Bala Lake Railway occupies the trackbed of the former Ruabon Barmouth line of the Great Western Railway between the peaceful village of Llanuwchllyn and what was Pen-y-Bont Halt on the opposite side of Llyn Tegid (Bala Lake) to the market town of Bala. Opened as a narrow gauge railway in 1972, we are one of the youngest of the narrow gauge railways, although the steam locomotives we normally use are over 100 years old.
The railway, whilst being relatively young in narrow gauge terms, uses the original standard gauge station buildings and signal box. Whilst there have been considerable changes the character of the buildings remains. The smaller scale of the railways operation and the old buildings and locomotives means the railway has all the charm of the old fashioned narrow gauge railway, and it remains a place where the staff and volunteers have time to deal with passengers on an almost individual basis.
Our steam locomotives are all ex-quarry engines, all but one from the slate quarry at Llanberis. Four of the loco's were built by the Hunslet Engine Company and are all over 100 years old. The odd one out is a Pecket built locomotive from 1911 and was used by Rugby Portland Cement at Southam.
Llanberis Lake Railway
Situated in the heart of Snowdonia, and with a terminus at the foot of Snowdon, the Llanberis Lake Railway offers a delightfully relaxed steam train ride along the shores of Padarn Lake.

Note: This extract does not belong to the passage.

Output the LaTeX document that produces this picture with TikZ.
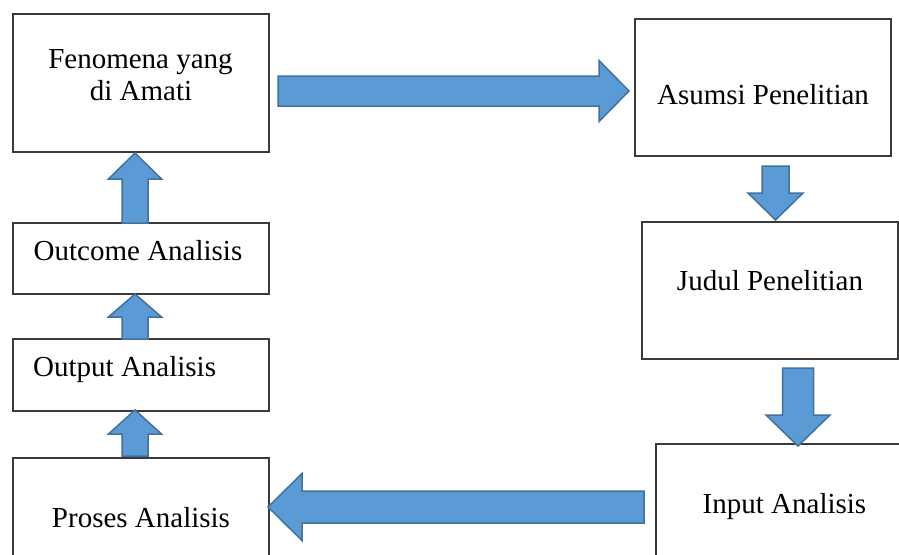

Starting from Llanberis the little trains take you past the 13th century Dolbadarn Castle, birthplace of the Welsh Prince Llywelyn the Great, along the new extension and across Afon y Bala, possibly Britain's shortest river, before entering Padarn Country Park and joining the original slate railway route alongside lake Padarn, the largest of the two lakes in Llanberis. The outward journey takes you non-stop to Penllyn, and along the way there are magnificent views of Snowdon and the surrounding high peaks.
On the return journey the train stops briefly at Cei Llydan, mid-way along the lake. Passengers may alight here and use the lakeside picnic area, or visit the nearby (independently operated) children's play area.
Fairbourne Miniature Railway
The Fairbourne Railway has a unique story with four different track gauges in a hundred years.
Built initially as a horse-drawn tramway and converted to a miniature steam railway in 1916 it has carried passengers continuously, aside from World War II, since 1895.
After leaving the village of Fairbourne, the journey offers unsurpassed views of the Mawddach Estuary and Cadair Idris mountains before arriving at Barmouth Ferry Station. From here it is possible to take a short boat ride into Barmouth town and make a day of it. . The steam locomotives are half-sized replicas of narrow gauge engines and are a delight to children because of their small size.